Avec le temps, avec le temps va, tout s’en va
Et l’on se sent blanchi comme un cheval fourbu
Et l’on se sent glacé dans un lit de hasard
Et l’on se sent tout seul peut-être mais peinard
Et l’on se sent floué par les années perdues
Alors vraiment... avec le temps... on n’aime plus


  • poème sombre et mélancolique qui se conclut sur un constat désespéré (Alors vraiment... avec le temps... on n’aime plus)
  • écrit à différents niveaux de langage : langage soutenu parfois (Entre les mots, entre les lignes et sous le fard / D’un serment maquillé qui s’en va faire sa nuit) ou des images brèves (L’autre qu’on adorait, qu’on cherchait sous la pluie) qui succèdent au parler simple du quotidien (Même les plus chouettes souv’nirs ça t’as une de ces gueules)
  • texte composé de 6 strophes alternant 4 et 6 vers
  • est écrit en alexandrins (12 pieds à chaque vers sauf dernier vers des strophes 2 et 4 = 8 pieds)
  • chaque strophe commence toujours par la même phrase (anaphore)
    • "Avec le temps, avec le temps va, tout s’en va" = comme un refrain
  • à partir de la 2ème strophe, il y a recherche de rimes
    • pluie / regard / fard / nuit / s’évanouit
    • gueules / mort / seule
    • rien / bijoux / sous / chiens / bien
    • voix / gens / froid
    • fourbu / hasard / perdues / plus.
  • Ferré apparaît ici comme un digne successeur de Villon, Verlaine et Appolinaire mais aussi de Rutebeuf, poète du XIIIe siècle dont la Complainte a été adaptée par... Léo Ferré en 1955.

La musique


  • caractère mélancolique car :
    • tempo lent
    • tonalité mineure : la mineur
    • lignes mélodiques descendantes
    • mélodies tournoyantes
    • harmonies simples mais avec de nombreux retards ou notes de passage qui provoquent des dissonances
    • voix utilisant du vibrato
  • structure strophique
    • les strophes sont traitées 2 à 2
      • = une musique pour les strophes 1, 3 et 5
      • et une autre musique pour les strophes 2, 4 et 6 avec une coda sur le dernier vers.
      • Ces 2 musiques sont très ressemblantes.
  • mélodie qui privilégie la simplicité des moyens :
    • ambitus peu développé (une 10ème) :
    • ligne mélodique conjointe (pas de grands intervalles )
    • écriture rythmique libre = déclamation
      • écriture rythmique tantôt en double-croches, tantôt en triolets (suit la rythmique naturelle du texte)
      • le chanteur ne suit d’ailleurs pas toujours scrupuleusement le rythme indiqué sur la partition, et n’est pas toujours exactement en phase avec l’accompagnement
      • changements de mesures parfois (4/4 à 3/4) pour mieux suivre le texte :
      • accompagnement tout en triolets, ce qui ajoute de la souplesse :

  • accompagnement qui privilégie aussi la simplicité :
    • une basse en rondes
    • des arpèges de triolets
    • des harmonies simples (mais avec des retards et des notes de passage)
      • lam / RE / mim / Fa 7 / rém / mim / la m ...
      • pas plus de 2 harmonies par mesure
    • l’accompagnement peut être réalisé uniquement au piano mais il existe aussi une orchestration.
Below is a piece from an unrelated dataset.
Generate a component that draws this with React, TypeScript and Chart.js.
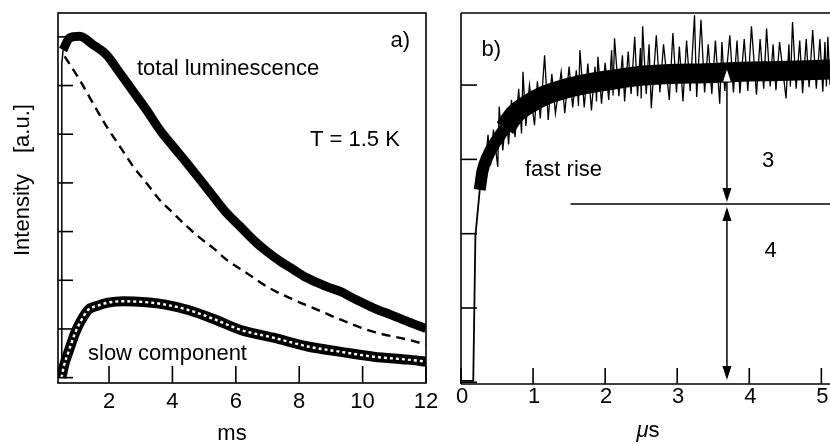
import React, { useEffect, useRef } from 'react';
import { Chart, registerables } from 'chart.js';

Chart.register(...registerables);

const FONT = '22px "Liberation Sans", Arial, Helvetica, sans-serif';
const ITALIC = 'italic 22px "Liberation Sans", Arial, Helvetica, sans-serif';

// ---------- Panel a) : luminescence decay (ms) ----------
const aTickX = [2, 4, 6, 8, 10, 12];
const aTickY = [0, 1, 2, 3, 4, 5, 6, 7];

const totalRiseX = [0.5, 0.51, 0.55];
const totalRiseY = [0, 6.45, 6.73];

const totalX = [0.55, 0.76, 1.07, 1.49, 1.92, 2.34, 2.76, 3.18, 3.6, 4.02, 4.45, 4.87, 5.29, 5.71, 6.13, 6.55, 6.98, 7.4, 7.82, 8.24, 8.87, 9.29, 9.8, 10.35, 10.9, 11.43, 12.0];
const totalY = [6.73, 6.98, 7.01, 6.84, 6.63, 6.26, 5.88, 5.5, 5.09, 4.75, 4.41, 4.07, 3.72, 3.38, 3.11, 2.83, 2.59, 2.39, 2.22, 2.05, 1.87, 1.77, 1.6, 1.43, 1.29, 1.15, 1.01];

const fitX = [0.6, 1.07, 1.49, 1.92, 2.34, 2.76, 3.18, 3.6, 4.02, 4.45, 4.87, 5.29, 5.71, 6.34, 6.98, 7.82, 8.45, 9.31, 10.35, 11.43, 12.0];
const fitY = [6.6, 6.12, 5.64, 5.16, 4.75, 4.34, 4.0, 3.65, 3.38, 3.11, 2.87, 2.66, 2.42, 2.15, 1.87, 1.6, 1.43, 1.19, 0.94, 0.78, 0.68];

const slowX = [0.5, 0.58, 0.71, 0.82, 0.93, 1.1, 1.34, 1.65, 1.97, 2.45, 2.92, 3.35, 3.78, 4.5, 5.36, 6.15, 7.19, 8.27, 9.31, 10.35, 11.43, 12.0];
const slowY = [0.0, 0.25, 0.51, 0.72, 0.92, 1.15, 1.39, 1.48, 1.54, 1.57, 1.56, 1.54, 1.5, 1.39, 1.19, 0.98, 0.82, 0.64, 0.53, 0.43, 0.37, 0.33];

// ---------- Panel b) : fast rise (µs) ----------
const bTickX = [0, 1, 2, 3, 4, 5];
const bTickY = [0, 1, 2, 3, 4];

const riseX = [0, 0.17, 0.2, 0.26, 0.3, 0.36, 0.47, 0.61, 0.74, 0.93, 1.16, 1.44, 1.76, 2.09, 2.45, 2.9, 3.4, 3.9, 4.4, 4.8, 5.12];
const riseY = [0.02, 0.02, 1.97, 2.59, 2.85, 3.02, 3.22, 3.42, 3.6, 3.74, 3.86, 3.95, 4.02, 4.07, 4.12, 4.15, 4.16, 4.18, 4.19, 4.2, 4.21];

const spikeX = [0.29, 0.32, 0.375, 0.41, 0.45, 0.51, 0.53, 0.58, 0.63, 0.66, 0.7, 0.75, 0.8, 0.84, 0.86, 0.9, 0.95, 1.02, 1.06, 1.1, 1.16, 1.21, 1.26, 1.31, 1.39, 1.44, 1.5, 1.55, 1.6, 1.63, 1.65, 1.71, 1.76, 1.81, 1.86, 1.88, 1.9, 1.95, 2.0, 2.05, 2.09, 2.11, 2.13, 2.19, 2.24, 2.27, 2.32, 2.36, 2.41, 2.45, 2.49, 2.5, 2.52, 2.57, 2.61, 2.64, 2.71, 2.76, 2.81, 2.89, 2.94, 2.99, 3.03, 3.08, 3.13, 3.18, 3.24, 3.27, 3.33, 3.38, 3.43, 3.48, 3.53, 3.59, 3.62, 3.66, 3.73, 3.78, 3.83, 3.87, 3.93, 3.98, 4.03, 4.1, 4.15, 4.2, 4.24, 4.29, 4.33, 4.37, 4.42, 4.51, 4.55, 4.57, 4.6, 4.65, 4.7, 4.74, 4.79, 4.83, 4.88, 4.93, 4.98, 5.02, 5.05, 5.07, 5.09, 5.12];
const spikeY = [3.05, 2.76, 3.33, 2.92, 3.4, 2.9, 3.71, 3.12, 3.62, 3.2, 3.8, 3.3, 3.95, 3.35, 4.18, 3.45, 4.0, 3.46, 4.05, 3.55, 4.4, 3.53, 4.15, 3.62, 4.18, 3.62, 4.25, 3.7, 4.2, 3.72, 4.47, 3.7, 4.29, 3.66, 4.25, 3.78, 4.38, 3.75, 4.3, 3.8, 4.47, 3.86, 4.63, 3.85, 4.4, 3.78, 4.45, 3.88, 4.65, 3.85, 4.5, 3.82, 4.79, 3.88, 4.55, 3.69, 4.67, 3.9, 4.55, 3.8, 4.7, 3.9, 4.52, 3.78, 4.6, 3.92, 4.94, 3.84, 4.88, 3.9, 4.55, 3.88, 4.6, 3.75, 4.58, 3.92, 4.67, 3.9, 4.6, 3.89, 4.62, 3.92, 4.79, 3.87, 4.62, 3.95, 4.76, 3.98, 4.55, 3.93, 4.58, 3.82, 4.55, 3.98, 4.85, 3.95, 4.6, 3.89, 4.62, 3.97, 4.74, 3.95, 4.62, 3.91, 4.58, 3.98, 4.65, 4.0];

const arrowX = 3.69;
const levelTop = 4.23;
const levelMid = 2.4;
const levelLow = 0.03;
const levelLineStart = 1.52;

const pts = (xs: number[], ys: number[]) => xs.map((x, i) => ({ x, y: ys[i] }));

const seg = (ctx: CanvasRenderingContext2D, x1: number, y1: number, x2: number, y2: number) => {
  ctx.beginPath();
  ctx.moveTo(x1, y1);
  ctx.lineTo(x2, y2);
  ctx.stroke();
};

const head = (ctx: CanvasRenderingContext2D, x: number, tipY: number, dir: number, fill: string) => {
  // dir = 1 -> pointing down, -1 -> pointing up
  const len = 14;
  const hw = 4.5;
  ctx.beginPath();
  ctx.moveTo(x, tipY);
  ctx.lineTo(x - hw, tipY - dir * len);
  ctx.lineTo(x + hw, tipY - dir * len);
  ctx.closePath();
  ctx.fillStyle = fill;
  ctx.fill();
  if (fill !== '#000') {
    ctx.lineWidth = 1;
    ctx.strokeStyle = '#000';
    ctx.stroke();
  }
};

const panelAPlugin = {
  id: 'panelA',
  afterDraw(chart: any) {
    const { ctx, chartArea: ca } = chart;
    const xs = chart.scales.x;
    const ys = chart.scales.y;
    ctx.save();
    ctx.strokeStyle = '#000';
    ctx.lineWidth = 1.6;
    ctx.strokeRect(ca.left, ca.top, ca.right - ca.left, ca.bottom - ca.top);
    aTickY.forEach((v) => {
      const py = ys.getPixelForValue(v);
      seg(ctx, ca.left, py, ca.left + 15, py);
    });
    aTickX.forEach((v) => {
      const px = xs.getPixelForValue(v);
      seg(ctx, px, ca.bottom, px, ca.bottom - 17);
    });
    ctx.fillStyle = '#000';
    ctx.font = FONT;
    ctx.textBaseline = 'alphabetic';
    ctx.textAlign = 'center';
    aTickX.forEach((v) => ctx.fillText(String(v), xs.getPixelForValue(v), ca.bottom + 25));
    ctx.fillText('ms', 232, 440);
    ctx.textAlign = 'left';
    ctx.fillText('total luminescence', 137, 75);
    ctx.fillText('T = 1.5 K', 310, 146);
    ctx.fillText('slow component', 88, 360);
    ctx.textAlign = 'right';
    ctx.fillText('a)', 410, 47);
    ctx.textAlign = 'left';
    ctx.save();
    ctx.translate(28.5, 256);
    ctx.rotate(-Math.PI / 2);
    ctx.fillText('Intensity', 0, 0);
    ctx.restore();
    ctx.save();
    ctx.translate(28.5, 153);
    ctx.rotate(-Math.PI / 2);
    ctx.fillText('[a.u.]', 0, 0);
    ctx.restore();
    ctx.restore();
  },
};

const panelBPlugin = {
  id: 'panelB',
  afterDraw(chart: any) {
    const { ctx, chartArea: ca } = chart;
    const xs = chart.scales.x;
    const ys = chart.scales.y;
    ctx.save();
    ctx.strokeStyle = '#000';
    ctx.lineWidth = 1.6;
    seg(ctx, ca.left, ca.top, ca.right, ca.top);
    seg(ctx, ca.left, ca.top, ca.left, ca.bottom);
    seg(ctx, ca.left, ca.bottom, ca.right, ca.bottom);
    bTickY.forEach((v) => {
      const py = ys.getPixelForValue(v);
      seg(ctx, ca.left, py, ca.left + 16, py);
    });
    bTickX.forEach((v) => {
      const px = xs.getPixelForValue(v);
      seg(ctx, px, ca.bottom, px, ca.bottom - 16);
    });
    // level line and arrows
    const ax = xs.getPixelForValue(arrowX);
    const yTop = ys.getPixelForValue(levelTop);
    const yMid = ys.getPixelForValue(levelMid);
    const yLow = ys.getPixelForValue(levelLow);
    ctx.lineWidth = 1.5;
    seg(ctx, xs.getPixelForValue(levelLineStart), yMid, ca.right, yMid);
    seg(ctx, ax, yTop + 10, ax, yMid - 12);
    seg(ctx, ax, yMid + 12, ax, yLow - 12);
    head(ctx, ax, yMid - 2, 1, '#000');
    head(ctx, ax, yMid + 3, -1, '#000');
    head(ctx, ax, yLow, 1, '#000');
    head(ctx, ax, yTop, -1, '#fff');
    // texts
    ctx.fillStyle = '#000';
    ctx.font = FONT;
    ctx.textBaseline = 'alphabetic';
    ctx.textAlign = 'center';
    bTickX.forEach((v) => ctx.fillText(String(v), xs.getPixelForValue(v) + 1, ca.bottom + 19));
    ctx.fillText('3', 328, 167);
    ctx.fillText('4', 330.5, 257);
    ctx.textAlign = 'left';
    ctx.fillText('b)', 41.5, 56);
    ctx.fillText('fast rise', 85, 176);
    // axis title "µs" with italic µ
    ctx.font = ITALIC;
    const wMu = ctx.measureText('\u03bc').width;
    ctx.font = FONT;
    const wS = ctx.measureText('s').width;
    const start = 208 - (wMu + wS) / 2;
    ctx.font = ITALIC;
    ctx.fillText('\u03bc', start, 437);
    ctx.font = FONT;
    ctx.fillText('s', start + wMu, 437);
    ctx.restore();
  },
};

const lineDs = (data: any[], width: number, extra: any = {}) => ({
  data,
  showLine: true,
  pointRadius: 0,
  borderColor: '#000',
  backgroundColor: '#000',
  borderWidth: width,
  fill: false,
  ...extra,
});

export default function App() {
  const refA = useRef<HTMLCanvasElement | null>(null);
  const refB = useRef<HTMLCanvasElement | null>(null);

  useEffect(() => {
    const chartA = new Chart(refA.current as HTMLCanvasElement, {
      type: 'scatter',
      data: {
        datasets: [
          lineDs(pts(slowX, slowY), 2.4, { borderColor: '#fff', borderDash: [3, 3], cubicInterpolationMode: 'monotone', order: 0 }),
          lineDs(pts(slowX, slowY), 10, { cubicInterpolationMode: 'monotone', order: 1 }),
          lineDs(pts(totalX, totalY), 9, { cubicInterpolationMode: 'monotone', order: 2 }),
          lineDs(pts(totalRiseX, totalRiseY), 1.5, { order: 3 }),
          lineDs(pts(fitX, fitY), 2.4, { borderDash: [9, 6], cubicInterpolationMode: 'monotone', order: 4 }),
        ],
      } as any,
      options: {
        animation: false,
        responsive: false,
        devicePixelRatio: 1,
        events: [],
        layout: { padding: { left: 58, top: 13, right: 14, bottom: 61 } },
        plugins: { legend: { display: false }, tooltip: { enabled: false }, title: { display: false } },
        scales: {
          x: { type: 'linear', min: 0.39, max: 12, display: false },
          y: { type: 'linear', min: -0.11, max: 7.49, display: false },
        },
      } as any,
      plugins: [panelAPlugin],
    });

    const chartB = new Chart(refB.current as HTMLCanvasElement, {
      type: 'scatter',
      data: {
        datasets: [
          lineDs(pts(spikeX, spikeY), 1.3, { order: 0 }),
          lineDs(pts(riseX.slice(7), riseY.slice(7)), 20, { cubicInterpolationMode: 'monotone', order: 1 }),
          lineDs(pts(riseX.slice(3, 8), riseY.slice(3, 8)), 12, { cubicInterpolationMode: 'monotone', order: 2 }),
          lineDs(pts(riseX, riseY), 1.8, { order: 3 }),
        ],
      } as any,
      options: {
        animation: false,
        responsive: false,
        devicePixelRatio: 1,
        events: [],
        layout: { padding: { left: 21, top: 13, right: 0, bottom: 60 } },
        plugins: { legend: { display: false }, tooltip: { enabled: false }, title: { display: false } },
        scales: {
          x: { type: 'linear', min: 0, max: 5.12, display: false },
          y: { type: 'linear', min: -0.023, max: 4.97, display: false },
        },
      } as any,
      plugins: [panelBPlugin],
    });

    return () => {
      chartA.destroy();
      chartB.destroy();
    };
  }, []);

  return (
    <div style={{ position: 'absolute', left: 0, top: 0, width: 830, height: 444, background: '#fff', overflow: 'hidden' }}>
      <canvas ref={refA} width={440} height={444} style={{ position: 'absolute', left: 0, top: 0, display: 'block' }} />
      <canvas ref={refB} width={390} height={444} style={{ position: 'absolute', left: 440, top: 0, display: 'block' }} />
    </div>
  );
}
Dans l’enregistrement, on entend un ensemble à cordes (violons /altos / violoncelle/ contrebasse), des cuivres (une trompette / un cor) et un piano.
      • 1ère et 2ème strophes : accompagnement de cordes frottées en accords tenus et piano en arpèges
      • 3ème et 4ème strophes : même accompagnement avec un contrechant de la trompette (ou du bugle)
      • 5ème et 6ème strophes : les accords des violons passent à l’octave. La trompette joue maintenant des accords renforcés par des cors.



La chanson "Avec le temps" est vite devenue un succès et a été interprétée notamment par Dalida (1971) Philippe Léotard (1994), Jane Birkin, Johanne Blouin (1995), Catherine Lara (Sol En Si 1999), Isabelle Boulay et Thierry Amiel (2003).